You don't say what make/model of network adapter (NIC), whether it's wired or wireless, or if it was operating under the same service pack level before, so I have to make a lot of assumptions.
Is Windows really not recognizing it (ie: does it have an exclamation mark next to the NIC in device manager?) or is it being recognized by Windows but just cannot connect to the wireless router? If the latter, check your wireless configuration (SSID, WPA key, etc). Since you have WinXP SP1, it could be that there is not a driver for that particular NIC. Later service packs include updated drivers as well as bug and security fixes. Recommend you identify the NIC and if you have the driver disk for it, go into Windows device manager to select a reinstall from that disk.
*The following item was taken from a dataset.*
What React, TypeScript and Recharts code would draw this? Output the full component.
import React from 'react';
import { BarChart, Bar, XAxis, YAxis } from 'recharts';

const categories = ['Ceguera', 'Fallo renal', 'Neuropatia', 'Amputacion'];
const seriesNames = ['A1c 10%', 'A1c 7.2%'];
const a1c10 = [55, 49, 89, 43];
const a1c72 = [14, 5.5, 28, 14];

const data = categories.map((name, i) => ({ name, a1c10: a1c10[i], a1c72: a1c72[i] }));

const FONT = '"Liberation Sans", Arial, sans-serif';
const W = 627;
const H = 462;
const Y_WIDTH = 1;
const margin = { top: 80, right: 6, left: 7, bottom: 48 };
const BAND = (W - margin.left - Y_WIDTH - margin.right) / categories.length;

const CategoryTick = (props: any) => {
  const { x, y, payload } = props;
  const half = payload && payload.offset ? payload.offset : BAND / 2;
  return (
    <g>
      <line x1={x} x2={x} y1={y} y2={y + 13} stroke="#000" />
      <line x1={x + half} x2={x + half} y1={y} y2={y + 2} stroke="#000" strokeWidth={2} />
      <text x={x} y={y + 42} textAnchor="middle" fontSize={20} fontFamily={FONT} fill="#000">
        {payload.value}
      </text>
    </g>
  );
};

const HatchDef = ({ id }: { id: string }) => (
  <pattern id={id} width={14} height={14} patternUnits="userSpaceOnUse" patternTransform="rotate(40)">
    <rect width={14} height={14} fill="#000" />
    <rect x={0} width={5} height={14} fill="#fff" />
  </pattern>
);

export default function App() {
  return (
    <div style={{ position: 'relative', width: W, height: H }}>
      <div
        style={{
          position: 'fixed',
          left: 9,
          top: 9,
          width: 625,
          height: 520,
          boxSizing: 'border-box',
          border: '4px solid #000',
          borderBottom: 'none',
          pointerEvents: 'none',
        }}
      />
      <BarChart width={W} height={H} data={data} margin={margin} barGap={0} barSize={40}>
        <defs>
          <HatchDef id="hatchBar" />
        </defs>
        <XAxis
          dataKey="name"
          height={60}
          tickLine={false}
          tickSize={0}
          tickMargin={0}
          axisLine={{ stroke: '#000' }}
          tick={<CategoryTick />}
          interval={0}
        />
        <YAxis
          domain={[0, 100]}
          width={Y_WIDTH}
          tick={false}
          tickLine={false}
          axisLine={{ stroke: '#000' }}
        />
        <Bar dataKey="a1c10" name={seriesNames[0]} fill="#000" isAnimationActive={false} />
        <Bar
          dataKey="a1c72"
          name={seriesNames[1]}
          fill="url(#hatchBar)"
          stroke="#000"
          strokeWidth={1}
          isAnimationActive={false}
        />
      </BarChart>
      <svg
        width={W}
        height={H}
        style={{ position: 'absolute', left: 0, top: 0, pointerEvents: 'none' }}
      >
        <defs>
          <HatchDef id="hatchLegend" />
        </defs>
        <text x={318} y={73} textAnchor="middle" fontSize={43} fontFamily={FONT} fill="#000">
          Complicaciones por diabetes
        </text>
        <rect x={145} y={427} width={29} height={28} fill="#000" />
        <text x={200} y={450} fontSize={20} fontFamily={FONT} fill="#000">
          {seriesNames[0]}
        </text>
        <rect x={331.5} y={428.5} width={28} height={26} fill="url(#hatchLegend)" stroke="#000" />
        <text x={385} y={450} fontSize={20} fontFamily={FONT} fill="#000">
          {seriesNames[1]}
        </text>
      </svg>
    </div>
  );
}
If you don't have it, use another computer to download its driver and after installing it and getting Internet access, you should also download and install the latest SP, which would be SP3.
what's the error? if your getting the error Connected with limited connectivity try checking your network key in the router and the wireless settings on your computer if they are correct or just removed your security key, if your getting an error no networks in range or no network available check the router settings if the wireless signal is turned on the router, if you get an error windows could not connect to wireless networks try uninstalling and reinstalling the wireless card driver on your system and set the the router to defaults then try connecting with out changing any settings in the router to see if it will connect, if it connects, then there was/were settings in the router and possibly in the wireless settings in your laptop that was causing the computer and the router to have communication issues, also check for possible applications such as network magic that could cause a wireless signal to degrade or not allow connections at all if such application exists on your system uninstall it Microsoft or windows has its own wireless configuration software built into handle wireless connections in XP it is wireless zero configuration in vista and in win7 WLAN which can be set in network and sharing connection in the control panel window.....
Wi-Fi card can be considered broken only if its not able to scan for any available networks. Also, do check in the device manager of the computer. Check for the device status of this wireless adapter there. If its properly installed, etc., it should say, "This device is working properly". There is also a fix for other error messages. Regarding hardware breakage, we cannot come to a conclusion so easily as we have all these things to check. The case may be little complicated as its an in-built wireless card. We cannot even remove it and try on a different computer.
It seems that after re-installing windows you have missed the Driver installation for your hardware. If you have a disk (which reads Drivers and Utilities) that came with your computer, You can insert it in your CD Driver and select the Driver for Network adapter. If you do not have a disc, you can always visit the Dell's support site i.e.:support.dell.com and Get the drivers suitable for your hardware by selecting the model or Entering the Service Tag of your Dell computer.